We need not determine the proper scienter requirement mandated by the PSLRA, for even under the more rigid "conscious behavior" test, the plaintiffs have adequately pled scienter. That is, the defendants are said to have knowingly: engaged in an "inventory parking scheme" with certain distributors to fraudulently conceal the deteriorating state of the Company's business and to artificially inflate its financial statements[16], engaged in improper accounting practices in violation of GAAP for purposes of revenue recognition[17], and released a false and misleading statement concerning the Company's participation in an aborted project with Keio University in Japan.[18] Clearly, these alleged facts give rise to a strong inference of knowing or conscious behavior.

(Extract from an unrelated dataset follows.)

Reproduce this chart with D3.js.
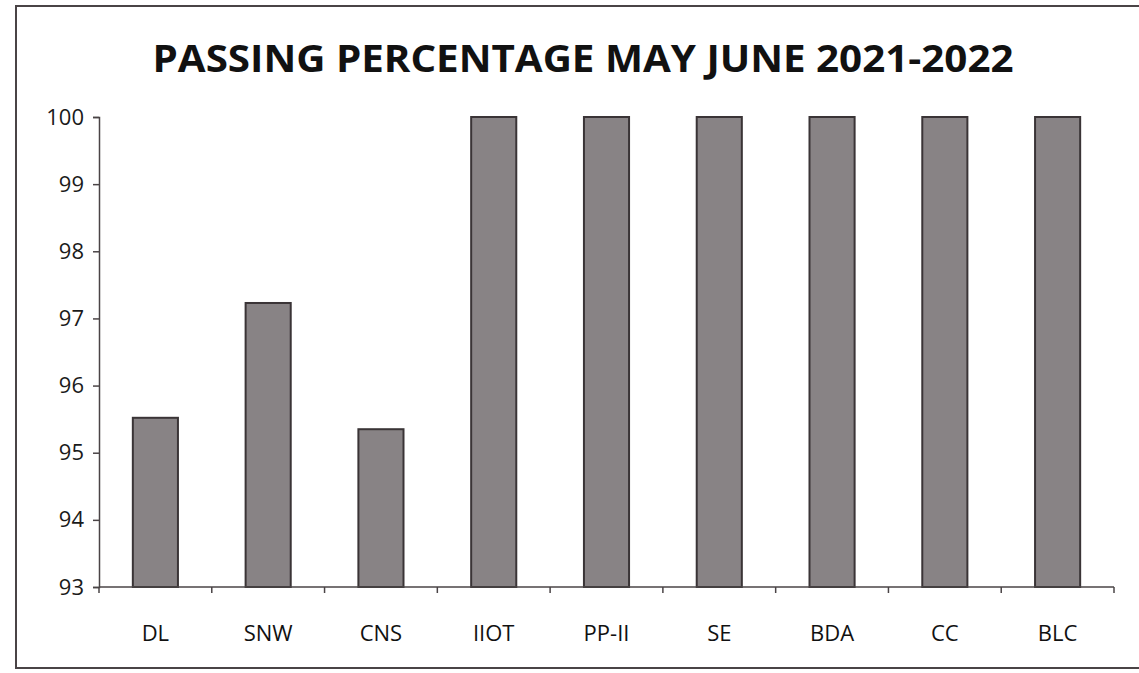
<!DOCTYPE html>
<html><head><meta charset="utf-8">
<script src="https://cdn.jsdelivr.net/npm/d3@7"></script>
<style>body{margin:0;background:#fff;} text{font-family:"Open Sans","Liberation Sans",sans-serif;}</style>
</head><body>
<svg id="c" width="1139" height="673"></svg>
<script>
const categories = ["DL","SNW","CNS","IIOT","PP-II","SE","BDA","CC","BLC"];
const passing = [95.52, 97.23, 95.35, 100, 100, 100, 100, 100, 100];
const yTicks = [93,94,95,96,97,98,99,100];
const title = "PASSING PERCENTAGE MAY JUNE 2021-2022";

const svg = d3.select("#c");
const m = {left:99, right:1114, top:117, bottom:587};
svg.append("path").attr("d","M1139,6 L16,6 L16,668 L1139,668")
  .attr("fill","none").attr("stroke","#4a4446").attr("stroke-width",2);

const x = d3.scaleBand().domain(categories).range([m.left,m.right]).paddingInner(0.6).paddingOuter(0.3);
const y = d3.scaleLinear().domain([93,100]).range([m.bottom,m.top]);

svg.append("text").attr("x",583).attr("y",72).attr("text-anchor","middle")
  .attr("font-size",38).attr("font-weight","bold").attr("fill","#111").text(title)
  .attr("textLength",861).attr("lengthAdjust","spacingAndGlyphs");

svg.selectAll("rect.bar").data(passing).join("rect").attr("class","bar")
  .attr("x",(d,i)=>x(categories[i])).attr("width",x.bandwidth())
  .attr("y",d=>y(d)).attr("height",d=>y(93)-y(d))
  .attr("fill","#888385").attr("stroke","#3a3436").attr("stroke-width",2);

const ya = svg.append("g").attr("transform",`translate(${m.left},0)`)
  .call(d3.axisLeft(y).tickValues(yTicks).tickSize(6).tickPadding(9).tickFormat(d3.format("d")));
ya.select(".domain").attr("stroke","#4a4446").attr("stroke-width",1.5);
ya.selectAll(".tick line").attr("stroke","#4a4446").attr("stroke-width",1.5);
ya.selectAll("text").attr("font-size",22).attr("fill","#1a1a1a").style("font-family","'Open Sans',sans-serif");

const xb = d3.scaleLinear().domain([0,categories.length]).range([m.left,m.right]);
const xa = svg.append("g").attr("transform",`translate(0,${m.bottom})`);
xa.append("line").attr("x1",m.left).attr("x2",m.right).attr("stroke","#4a4446").attr("stroke-width",1.5);
xa.selectAll("line.tk").data(d3.range(categories.length+1)).join("line").attr("class","tk")
  .attr("x1",d=>xb(d)).attr("x2",d=>xb(d)).attr("y1",0).attr("y2",6)
  .attr("stroke","#4a4446").attr("stroke-width",1.5);
xa.selectAll("text").data(categories).join("text")
  .attr("x",d=>x(d)+x.bandwidth()/2).attr("y",54).attr("text-anchor","middle")
  .attr("font-size",22).attr("fill","#111").text(d=>d);
</script>
</body></html>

Therefore, for the reasons set forth above, it is recommended that the defendants' motion to dismiss the consolidated amended complaint be denied.

Within ten (10) days after being served with a copy, any party may serve and file written objections to this Report and Recommendation. Any party opposing the objections shall have seven (7) days from the date of service of objections to respond thereto. Failure to file timely objections may constitute a waiver of any appellate rights.

May 26, 1998.

NOTES

[1] Seven related and purported class action lawsuits were filed against Fore Systems and several of its executives for alleged violations of the Securities Exchange Act of 1934 at Civil Action Nos. 97-1265, 97-1307, 97-1393, 97-1405, 97-1469, 97-1540 and 97-1606. In an Order dated October 22, 1997, these related actions were consolidated at the above-captioned case, and the other related actions were ordered closed. Pursuant to the Court's Order of October 22, 1997, plaintiffs Robert K. Bell, Alexander Haff, David Haimbaugh, Michael Roy Underwood and Ed Saber have been designated to serve as "lead plaintiffs" in this consolidated action. We will refer to the lead plaintiffs and the additional plaintiffs (who are named in ¶ 16 of the consolidated amended complaint) collectively as "the plaintiffs".

[2] See, the consolidated amended complaint at ¶ 1.

[3] Id. at ¶ 2. As set forth in ¶ 2, "ATM technology utilizes broad bandwidths which allegedly permit the transfer of large amounts of data at substantially greater speeds than conventional networking technologies, and... are therefore capable of handling such applications as video teleconferencing, video-on-demand and Internet commerce."

[4] See, the consolidated amended complaint at ¶ 4.

[5] Id. at ¶¶ 4-7.

[6] Id. at ¶ 10.

[7] Id.

[8] Section 10(b) of the Act forbids "manipulative or deceptive acts in connection with the purchase or sale of securities." Central Bank of Denver, N.A. v. First Interstate Bank of Denver, N.A., 511 U.S. 164, 173, 114 S. Ct. 1439, 128 L. Ed. 2d 119 (1994). Section 20(a) of the Act provides liability for "controlling persons" in a corporation. 15 U.S.C. § 78t(a). Rule 10b-5 makes it unlawful for "any person, directly or indirectly... [t]o make any untrue statement of a material fact or to omit to state a material fact necessary in order to make the statements made, in the light of the circumstances under which they were made, not misleading." 17 C.F.R. § 240.10b-5(b).

[9] See, consolidated amended complaint at ¶¶ 58, 105-112.

[10] Id. at ¶ 58(b)(i-ii).

[11] Id. at ¶ 58(b)(iv).

[12] Id. at ¶¶ 105-112.

[13] The Third Circuit Court of Appeals has stated that "materiality is a mixed question of law and fact, and the delicate assessments of the inferences a reasonable shareholder would draw from a given set of facts are peculiarly for the trier of fact." Weiner v. Quaker Oats Co., supra, 129 F.3d at 317 (citation omitted). "Therefore, only if the alleged misrepresentations or omissions are so obviously unimportant to an investor that reasonable minds cannot differ on the question of materiality is it appropriate for the district court to rule that the allegations are inactionable as a matter of law." Id.

[14] See, consolidated amended complaint at ¶¶ 53-57.

[15] Id. at ¶¶ 38-43, 62-66, 71-73, 75, 79-80, 83-84.

[16] Id. at ¶ 58(b)(i)-(ii).

[17] Id. at ¶¶ 107-112.

[18] Id. at ¶¶ 54(e), 59, 60 and 69.